Code that draws figures:
+ + +

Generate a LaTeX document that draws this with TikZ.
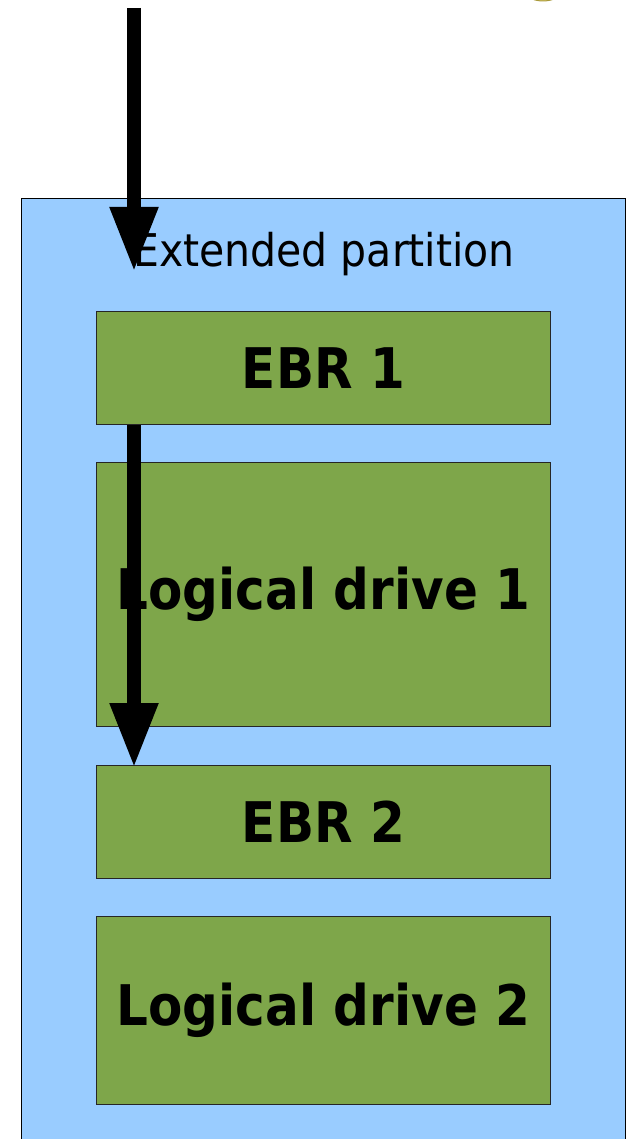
\documentclass[tikz,border=0pt]{standalone}
\usepackage{fontspec}
\usepackage{graphicx}
\setmainfont{DejaVu Sans}
\usetikzlibrary{arrows.meta}
\definecolor{partblue}{HTML}{99CCFF}
\definecolor{drivegreen}{HTML}{7EA64A}
\definecolor{discfill}{HTML}{E6D77A}
\definecolor{discline}{HTML}{A8983A}
\newcommand{\tallbold}[1]{\scalebox{1}[1.12]{\fontsize{50}{56}\selectfont\bfseries #1}}
\newcommand{\talltitle}[1]{\scalebox{1}[1.1]{\fontsize{41}{46}\selectfont #1}}
\tikzset{
  partbox/.style={draw=black, line width=0.8pt, fill=partblue, rectangle, inner sep=0pt},
  drivebox/.style={draw=black!85, line width=0.8pt, fill=drivegreen, rectangle,
    minimum width=454pt, inner sep=0pt},
  titletext/.style={inner sep=0pt},
  chainarrow/.style={line width=14pt, -{Triangle[length=65pt,width=45pt]}},
}
\begin{document}
\begin{tikzpicture}[x=1pt,y=-1pt]
  \useasboundingbox (0,0) rectangle (630,1139);
  \clip (0,0) rectangle (630,1139);
  % disc edge peeking in at the top
  \draw[fill=discfill, draw=discline, line width=1pt] (543,-14) ellipse [x radius=22, y radius=15];
  % extended partition container
  \node[partbox, minimum width=604pt, minimum height=960pt, anchor=north west] (ext) at (21,198) {};
  \node[titletext] (exttitle) at (324,254) {\talltitle{Extended partition}};
  % EBRs and logical drives
  \node[drivebox, minimum height=113pt, anchor=north west] (ebr1) at (96,311) {\tallbold{EBR 1}};
  \node[drivebox, minimum height=264pt, anchor=north west] (ld1) at (96,462) {\tallbold{Logical drive 1}};
  \node[drivebox, minimum height=113pt, anchor=north west] (ebr2) at (96,765) {\tallbold{EBR 2}};
  \node[drivebox, minimum height=188pt, anchor=north west] (ld2) at (96,916) {\tallbold{Logical drive 2}};
  % pointer chain
  \coordinate (mbrlink) at (134,8);
  \coordinate (extstart) at (134,272);
  \draw[chainarrow] (mbrlink) -- (extstart);
  \draw[chainarrow] ([xshift=38pt]ebr1.south west) -- ([xshift=38pt,yshift=-3pt]ebr2.north west);
\end{tikzpicture}
\end{document}
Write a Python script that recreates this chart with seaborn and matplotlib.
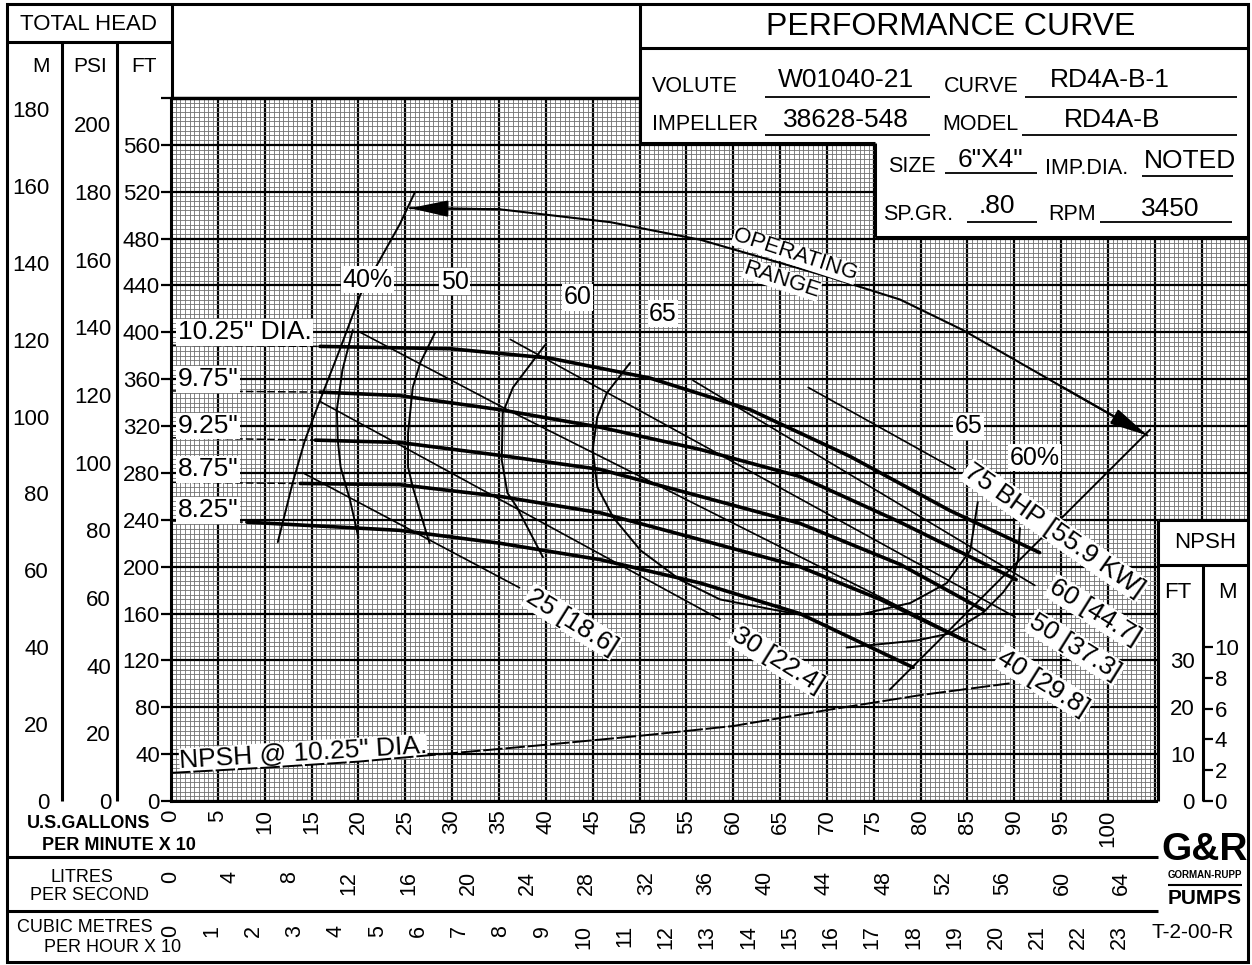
import numpy as np
import seaborn as sns
import matplotlib.pyplot as plt
from matplotlib.patches import Rectangle
from matplotlib.ticker import FuncFormatter, MultipleLocator, FixedLocator

sns.set_theme(style="white", rc={"axes.edgecolor": "black", "text.color": "black",
                                 "xtick.color": "black", "ytick.color": "black"})
plt.rcParams['font.family'] = ['Liberation Sans', 'DejaVu Sans']

# flow is US GPM x 10, head is ft
gpm_ticks = list(range(0, 101, 5))
lps_ticks = list(range(0, 65, 4))
m3h_ticks = list(range(0, 24))
ft_ticks = list(range(0, 561, 40))
m_ticks = list(range(0, 181, 20))
m_minor = list(range(10, 180, 20))
psi_ticks = list(range(0, 201, 20))
npsh_ft_ticks = [0, 10, 20, 30]
npsh_m_ticks = [0, 2, 4, 6, 8, 10]

# head / capacity curves for each impeller diameter
q_1025 = [0, 15.9, 29.8, 40.4, 51.1, 61.8, 72.5, 83.1, 92.7]
h_1025 = [389, 388, 386, 378, 361, 334, 294, 248, 212]
q_975 = [0, 15.9, 24.4, 35.1, 45.8, 56.5, 67.1, 77.8, 90.2]
h_975 = [350, 349, 346, 334, 319, 300, 277, 238, 189]
q_925 = [0, 15.4, 24.4, 35.1, 45.8, 56.5, 67.1, 77.8, 86.7]
h_925 = [310, 308, 306, 295, 283, 260, 237, 202, 163]
q_875 = [0, 13.8, 24.4, 35.1, 45.8, 56.5, 67.1, 75.7, 84.7]
h_875 = [272, 271, 270, 260, 246, 223, 200, 172, 137]
q_825 = [0, 8.1, 24.4, 35.1, 45.8, 56.5, 67.1, 79.2]
h_825 = [239, 238, 231, 220, 206, 186, 160, 114]
dia_labels = ['10.25" DIA.', '9.75"', '9.25"', '8.75"', '8.25"']
dia_label_h = [400, 360, 320, 283, 248]

# efficiency lines
q_eff40 = [11.4, 13.0, 14.3, 15.9, 18.0, 20.2, 22.3, 24.4, 26.0]
h_eff40 = [221, 272, 308, 342, 385, 432, 462, 492, 519]
q_eff45 = [19.4, 18.3, 17.7, 17.8, 18.1, 19.1, 20.0]
h_eff45 = [402, 368, 334, 308, 285, 257, 225]
q_eff50 = [28.2, 26.6, 25.8, 25.3, 25.3, 25.8, 26.6, 27.6]
h_eff50 = [400, 374, 353, 314, 285, 268, 246, 220]
q_eff60 = [39.9, 36.5, 35.4, 35.3, 35.9, 36.9, 39.7]
h_eff60 = [389, 353, 331, 291, 263, 251, 208]
q_eff65 = [49.0, 46.5, 45.5, 45.0, 45.5, 47.2, 50.1, 54.3, 58.6, 67.1, 73.5, 78.9, 82.8, 85.3, 86.1]
h_eff65 = [374, 348, 328, 300, 268, 242, 214, 189, 172, 159, 159, 169, 186, 214, 255]
q_eff60r = [90.6, 90.4, 89.8, 88.8, 86.7, 83.1, 79.6, 72.1]
h_eff60r = [233, 206, 189, 178, 161, 143, 137, 131]
q_eff60line = [76.7, 104.5]
h_eff60line = [95, 317]
eff_labels = ['40%', '50', '60', '65', '65', '60%']
eff_label_q = [21.0, 30.3, 43.4, 52.5, 85.1, 92.2]
eff_label_h = [445, 443, 430, 416, 320, 293]

# brake horsepower lines
q_bhp25 = [14.1, 37.2]
h_bhp25 = [280, 182]
q_bhp30 = [15.9, 58.6]
h_bhp30 = [341, 155]
q_bhp40 = [20.2, 35.4, 86.9]
h_bhp40 = [400, 336, 129]
q_bhp50 = [36.2, 90.1]
h_bhp50 = [394, 157]
q_bhp60 = [55.7, 92.2]
h_bhp60 = [359, 184]
q_bhp75 = [68.0, 83.7]
h_bhp75 = [353, 283]
bhp_labels = ['25 [18.6]', '30 [22.4]', '40 [29.8]', '50 [37.3]', '60 [44.7]', '75 BHP [55.9 KW]']
bhp_label_q = [42.8, 64.8, 93.1, 96.5, 98.6, 94.3]
bhp_label_h = [153, 120, 101, 131, 161, 231]

# operating range arrow
q_oper = [25.5, 35.1, 46.9, 56.5, 70.3, 77.8, 84.5, 95.2, 104.2]
h_oper = [506, 505, 494, 479, 447, 428, 402, 353, 312]

# NPSH required (ft) at 10.25" dia
q_npsh = [0, 10, 20, 30, 40, 50, 60, 70, 80, 89.5]
npsh_ft = [6.0, 7.1, 8.4, 10.2, 12.0, 13.9, 16.0, 19.4, 22.6, 25.1]

FT_PER_M = 3.28084
SG = 0.80
LPS_PER_UNIT = 0.630902   # one unit = 10 US GPM
M3H10_PER_UNIT = 0.2271247

W, H = 1252, 965
XMAX = (1248 - 171) / 9.37
YMAX = 600


def box(x0, y0, x1, y1):
    return [x0 / W, 1 - y1 / H, (x1 - x0) / W, (y1 - y0) / H]


def line(ax, q, h, lw, ls='-'):
    sns.lineplot(x=q, y=h, ax=ax, color='black', lw=lw, linestyle=ls,
                 sort=False, estimator=None, legend=False)


fig = plt.figure(figsize=(W / 100, H / 100), dpi=100)

ax = fig.add_axes(box(171, 98, 1248, 801))
ax.set_xlim(0, XMAX)
ax.set_ylim(0, YMAX)
ax.xaxis.set_major_locator(MultipleLocator(5))
ax.xaxis.set_minor_locator(MultipleLocator(0.5))
ax.yaxis.set_major_locator(FixedLocator(list(range(0, 601, 40))))
ax.yaxis.set_minor_locator(MultipleLocator(4))
ax.xaxis.set_major_formatter(FuncFormatter(lambda v, p: f'{v:.0f}' if round(v) in gpm_ticks else ''))
ax.yaxis.set_major_formatter(FuncFormatter(lambda v, p: f'{v:.0f}' if round(v) in ft_ticks else ''))
ax.grid(which='major', color='black', lw=1.6)
ax.grid(which='minor', color='#707070', lw=0.6)
ax.set_axisbelow(True)
ax.tick_params(axis='x', which='both', length=0, pad=6, labelsize=16, labelrotation=90)
ax.tick_params(axis='y', which='major', length=7.5, width=1.6, direction='out', pad=0.5, labelsize=16)
ax.tick_params(axis='y', which='minor', length=0)
for s in ['top', 'right']:
    ax.spines[s].set_visible(False)
for s in ['left', 'bottom']:
    ax.spines[s].set_linewidth(2.2)
ax.axhline(YMAX, color='black', lw=2.5, clip_on=False)
ax.yaxis.get_major_ticks()[-1].tick1line.set_visible(False)
ax.set_xlabel('')
ax.set_ylabel('')

# head curves
for q, h in [(q_1025, h_1025), (q_975, h_975), (q_925, h_925), (q_875, h_875), (q_825, h_825)]:
    line(ax, q[:2], h[:2], 1.1, (0, (5, 2)))
    line(ax, q[1:], h[1:], 2.6)

lab = dict(facecolor='white', edgecolor='none', pad=1)
for t, h in zip(dia_labels, dia_label_h):
    ax.text(0.7, h, t, fontsize=19, ha='left', va='center', bbox=lab, zorder=5)

# efficiency
for q, h in [(q_eff40, h_eff40), (q_eff45, h_eff45), (q_eff50, h_eff50), (q_eff60, h_eff60),
             (q_eff65, h_eff65), (q_eff60r, h_eff60r), (q_eff60line, h_eff60line)]:
    line(ax, q, h, 1.4)
for t, q, h in zip(eff_labels, eff_label_q, eff_label_h):
    ax.text(q, h, t, fontsize=18, ha='center', va='center', bbox=lab, zorder=5)

# bhp
for q, h in [(q_bhp25, h_bhp25), (q_bhp30, h_bhp30), (q_bhp40, h_bhp40),
             (q_bhp50, h_bhp50), (q_bhp60, h_bhp60), (q_bhp75, h_bhp75)]:
    line(ax, q, h, 1.2)
for t, q, h in zip(bhp_labels, bhp_label_q, bhp_label_h):
    rot = -35 if 'BHP' in t else -32
    ax.text(q, h, t, fontsize=19, ha='center', va='center', rotation=rot,
            rotation_mode='anchor', bbox=lab, zorder=5)

# operating range
line(ax, q_oper, h_oper, 1.5)
arrow = dict(arrowstyle='-|>,head_length=1.3,head_width=0.28', color='black', lw=1.5,
             mutation_scale=18, shrinkA=0, shrinkB=0)
ax.annotate('', xy=(q_oper[0], h_oper[0]), xytext=(q_oper[1], h_oper[1]), arrowprops=arrow)
ax.annotate('', xy=(q_oper[-1], h_oper[-1]), xytext=(q_oper[-2], h_oper[-2]), arrowprops=arrow)
ax.text(66.6, 466, 'OPERATING', fontsize=16, ha='center', va='center', rotation=-18,
        rotation_mode='anchor', bbox=dict(facecolor='white', edgecolor='none', pad=0), zorder=5)
ax.text(65.2, 445, 'RANGE', fontsize=16, ha='center', va='center', rotation=-18,
        rotation_mode='anchor', bbox=dict(facecolor='white', edgecolor='none', pad=0), zorder=5)

# NPSH on its own scale (10 ft NPSH = 40 ft head)
axn = ax.twinx()
axn.set_ylim(0, YMAX / 4)
line(axn, q_npsh, npsh_ft, 1.4, (0, (10, 1.5)))
axn.axis('off')
ax.text(14.1, 41, 'NPSH @ 10.25" DIA.', fontsize=19, ha='center', va='center', rotation=3.5,
        rotation_mode='anchor', bbox=dict(facecolor='white', edgecolor='none', pad=0), zorder=5)

# head scales in M and PSI
axm = fig.add_axes(box(61.7, 98, 61.8, 801), zorder=12)
axm.set_ylim(0, YMAX / FT_PER_M)
axm.set_yticks(m_ticks)
axm.set_yticks(m_minor, minor=True)
axm.tick_params(axis='y', which='both', length=8.6, width=1.6, direction='out', pad=0.5, labelsize=16)
axp = fig.add_axes(box(116.7, 98, 116.8, 801), zorder=12)
axp.set_ylim(0, YMAX * SG / 2.31)
axp.set_yticks(psi_ticks)
axp.tick_params(axis='y', length=3.6, width=1.6, direction='out', pad=0.5, labelsize=16)

# flow scales below
axl = fig.add_axes(box(171, 856, 1248, 857), zorder=12)
axl.set_xlim(0, XMAX * LPS_PER_UNIT)
axl.set_xticks(lps_ticks)
axc = fig.add_axes(box(171, 910, 1248, 911), zorder=12)
axc.set_xlim(0, XMAX * M3H10_PER_UNIT)
axc.set_xticks(m3h_ticks)
for a in [axl, axc]:
    a.tick_params(axis='x', length=9, width=1.6, direction='out', pad=1, labelsize=15.5, labelrotation=90)

# NPSH scales
axnf = fig.add_axes(box(1203.3, 98, 1203.4, 801), zorder=12)
axnf.set_ylim(0, YMAX / 4)
axnf.set_yticks(npsh_ft_ticks)
axnf.tick_params(axis='y', length=0, pad=6, labelsize=16)
axnm = fig.add_axes(box(1203.3, 98, 1203.4, 801), zorder=12)
axnm.set_ylim(0, YMAX / 4 / FT_PER_M)
axnm.set_yticks(npsh_m_ticks)
axnm.yaxis.tick_right()
axnm.tick_params(axis='y', length=7, width=1.6, direction='out', pad=1, labelsize=16)

for a in [axm, axp, axl, axc, axnf, axnm]:
    a.patch.set_alpha(0)
    for s in a.spines.values():
        s.set_visible(False)
    if a in (axl, axc):
        a.set_yticks([])
    else:
        a.set_xticks([])

# frame, title block and captions
ov = fig.add_axes([0, 0, 1, 1], zorder=10)
ov.set_xlim(0, W)
ov.set_ylim(H, 0)
ov.axis('off')
ov.patch.set_alpha(0)
white = dict(facecolor='white', edgecolor='none')
ov.add_patch(Rectangle((640, 0), 612, 143, **white))
ov.add_patch(Rectangle((875, 143), 377, 94, **white))
ov.add_patch(Rectangle((1158, 520), 94, 290, **white))
ov.add_patch(Rectangle((7, 4), 1241, 958, fill=False, edgecolor='black', lw=2.2))


def seg(x0, y0, x1, y1, lw=2.2):
    ov.plot([x0, x1], [y0, y1], color='black', lw=lw, solid_capstyle='butt')


seg(640, 4, 640, 143)
seg(640, 48, 1248, 48)
seg(640, 143, 875, 143)
seg(875, 143, 875, 237)
seg(875, 237, 1248, 237)
seg(7, 42, 171.5, 42)
seg(61.7, 42, 61.7, 801)
seg(116.7, 42, 116.7, 801)
seg(171.5, 4, 171.5, 98)
seg(7, 857, 1158, 857)
seg(7, 911, 1158, 911)
seg(1158, 520, 1158, 801)
seg(1158, 520, 1248, 520)
seg(1158, 565, 1248, 565)
seg(1203.3, 565, 1203.3, 801)

ov.text(951, 27, 'PERFORMANCE CURVE', fontsize=23, ha='center', va='center')
fields = [('VOLUTE', 652, 86, 'W01040-21', 846, 80, 765, 930, 97),
          ('CURVE', 944, 86, 'RD4A-B-1', 1110, 80, 1025, 1237, 97),
          ('IMPELLER', 652, 124, '38628-548', 846, 120, 765, 930, 135),
          ('MODEL', 942, 125, 'RD4A-B', 1112, 120, 1022, 1237, 135),
          ('SIZE', 888, 166, '6"X4"', 990, 160, 945, 1037, 173),
          ('IMP.DIA.', 1045, 168, 'NOTED', 1190, 161, 1142, 1233, 176),
          ('SP.GR.', 883, 214, '.80', 997, 206, 967, 1037, 222),
          ('RPM', 1048, 215, '3450', 1170, 209, 1100, 1232, 222)]
for name, nx, ny, val, vx, vy, u0, u1, uy in fields:
    ov.text(nx, ny, name, fontsize=15.5, ha='left', va='center')
    ov.text(vx, vy, val, fontsize=19, ha='center', va='center')
    seg(u0, uy, u1, uy, lw=1.3)

ov.text(89, 24, 'TOTAL HEAD', fontsize=16, ha='center', va='center')
ov.text(41, 66, 'M', fontsize=15, ha='center', va='center')
ov.text(90, 66, 'PSI', fontsize=15, ha='center', va='center')
ov.text(144, 66, 'FT', fontsize=15, ha='center', va='center')
ov.text(89, 824, 'U.S.GALLONS', fontsize=13, ha='center', va='center', fontweight='bold')
ov.text(119, 845, 'PER MINUTE X 10', fontsize=13, ha='center', va='center', fontweight='bold')
ov.text(82, 878, 'LITRES', fontsize=13, ha='center', va='center')
ov.text(90, 896, 'PER SECOND', fontsize=13, ha='center', va='center')
ov.text(85, 928, 'CUBIC METRES', fontsize=13, ha='center', va='center')
ov.text(113, 947, 'PER HOUR X 10', fontsize=13, ha='center', va='center')
ov.text(1205, 543, 'NPSH', fontsize=16, ha='center', va='center')
ov.text(1178, 592, 'FT', fontsize=16, ha='center', va='center')
ov.text(1227, 592, 'M', fontsize=16, ha='center', va='center')
ov.text(1205, 850, 'G&R', fontsize=28, ha='center', va='center', fontweight='bold')
ov.text(1205, 875, 'GORMAN-RUPP', fontsize=7, ha='center', va='center', fontweight='bold')
seg(1168, 885, 1242, 885, lw=1.5)
ov.text(1205, 898, 'PUMPS', fontsize=15, ha='center', va='center', fontweight='bold')
ov.text(1193, 933, 'T-2-00-R', fontsize=15, ha='center', va='center')

fig.savefig('out.png', dpi=100)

+ + +

**Short exercise:** Copy only what runs above from the line containing "Write a Python" through the line containing "dia_label_h = [400, 360, 320, 283, 248]", exactly. Leave out the pictures.

**Finished answer:**
Write a Python script that recreates this chart with seaborn and matplotlib.
import numpy as np
import seaborn as sns
import matplotlib.pyplot as plt
from matplotlib.patches import Rectangle
from matplotlib.ticker import FuncFormatter, MultipleLocator, FixedLocator

sns.set_theme(style="white", rc={"axes.edgecolor": "black", "text.color": "black",
                                 "xtick.color": "black", "ytick.color": "black"})
plt.rcParams['font.family'] = ['Liberation Sans', 'DejaVu Sans']

# flow is US GPM x 10, head is ft
gpm_ticks = list(range(0, 101, 5))
lps_ticks = list(range(0, 65, 4))
m3h_ticks = list(range(0, 24))
ft_ticks = list(range(0, 561, 40))
m_ticks = list(range(0, 181, 20))
m_minor = list(range(10, 180, 20))
psi_ticks = list(range(0, 201, 20))
npsh_ft_ticks = [0, 10, 20, 30]
npsh_m_ticks = [0, 2, 4, 6, 8, 10]

# head / capacity curves for each impeller diameter
q_1025 = [0, 15.9, 29.8, 40.4, 51.1, 61.8, 72.5, 83.1, 92.7]
h_1025 = [389, 388, 386, 378, 361, 334, 294, 248, 212]
q_975 = [0, 15.9, 24.4, 35.1, 45.8, 56.5, 67.1, 77.8, 90.2]
h_975 = [350, 349, 346, 334, 319, 300, 277, 238, 189]
q_925 = [0, 15.4, 24.4, 35.1, 45.8, 56.5, 67.1, 77.8, 86.7]
h_925 = [310, 308, 306, 295, 283, 260, 237, 202, 163]
q_875 = [0, 13.8, 24.4, 35.1, 45.8, 56.5, 67.1, 75.7, 84.7]
h_875 = [272, 271, 270, 260, 246, 223, 200, 172, 137]
q_825 = [0, 8.1, 24.4, 35.1, 45.8, 56.5, 67.1, 79.2]
h_825 = [239, 238, 231, 220, 206, 186, 160, 114]
dia_labels = ['10.25" DIA.', '9.75"', '9.25"', '8.75"', '8.25"']
dia_label_h = [400, 360, 320, 283, 248]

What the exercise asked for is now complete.